Peacock Reportedly Spent $110 Million For Exclusivity on a Single NFL Game





The imaginary stadium is modelled and rendered.

Earlier this month, we reported Peacock finalized a deal for an exclusive live stream of an NFL game between the Buffalo Bills and Los Angeles Chargers this December. Since then, Peacock announced it will also stream an exclusive wild card playoff game on January 13th as well.

Sources are reporting the one-year deal for this playoff game is “in the range of $110 million,” although the specific terms of the agreement have not been released. The vague number comes from anonymous people related to the deal who didn’t reveal any more intel than that.

The Wall Street Journal stated this “marks the first time that a postseason game will be available mostly to consumers only through streaming and not a national broadcast or cable network as well.” Back in 2020, Amazon Prime streamed a playoff game that also was broadcasted on CBS and Nickelodeon.

The exclusivity of next season’s playoff game isn’t entirely exclusive. NBCUniversal executives have already said the two wild card teams’ markets will still get to watch through their local television stations. Those who want to watch the Buffalo Bills and Lose Angeles Chargers, however, will need to sign up with Peacock to do so.

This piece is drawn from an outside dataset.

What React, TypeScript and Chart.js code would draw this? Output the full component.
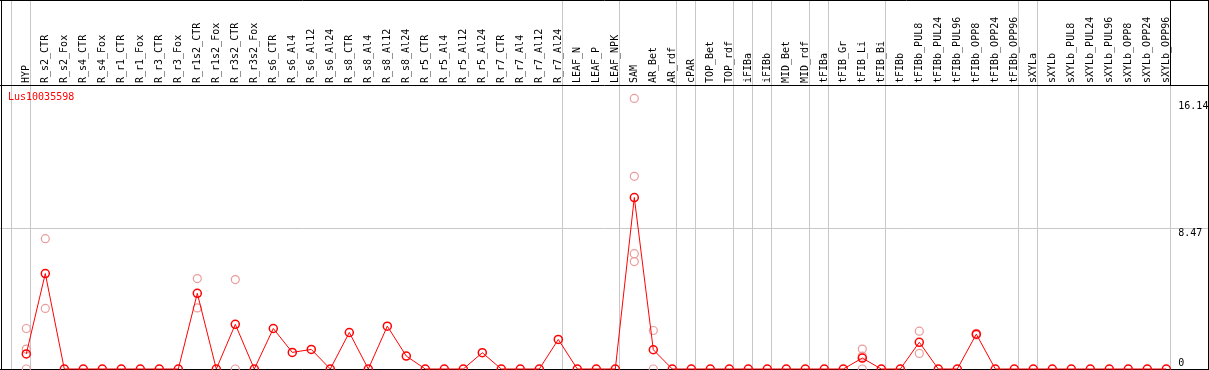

This all comes into play as Disney announced earlier today it is considering taking ESPN off cable entirely, making the network available only via streaming platforms. 

ESPN Chairman Jimmy Pitaro stated in an interview with Bloomberg, “We’re going to get to a point where we take our entire network, our flagship programming, and make it available directly to consumers. That’s a ‘when,’ not an ‘if’….We’re only going to do it when it makes sense for our business and for our bottom line.”

Disney has kept ESPN available on cable due to the massive amount of ad revenue it generates from cable television broadcasts. Although, if selling a single NFL game for $110 million is the beginning rate, other streaming services may soon find themselves in a bidding war for either exclusive rights to games or to be able to add other ESPN content to their platforms.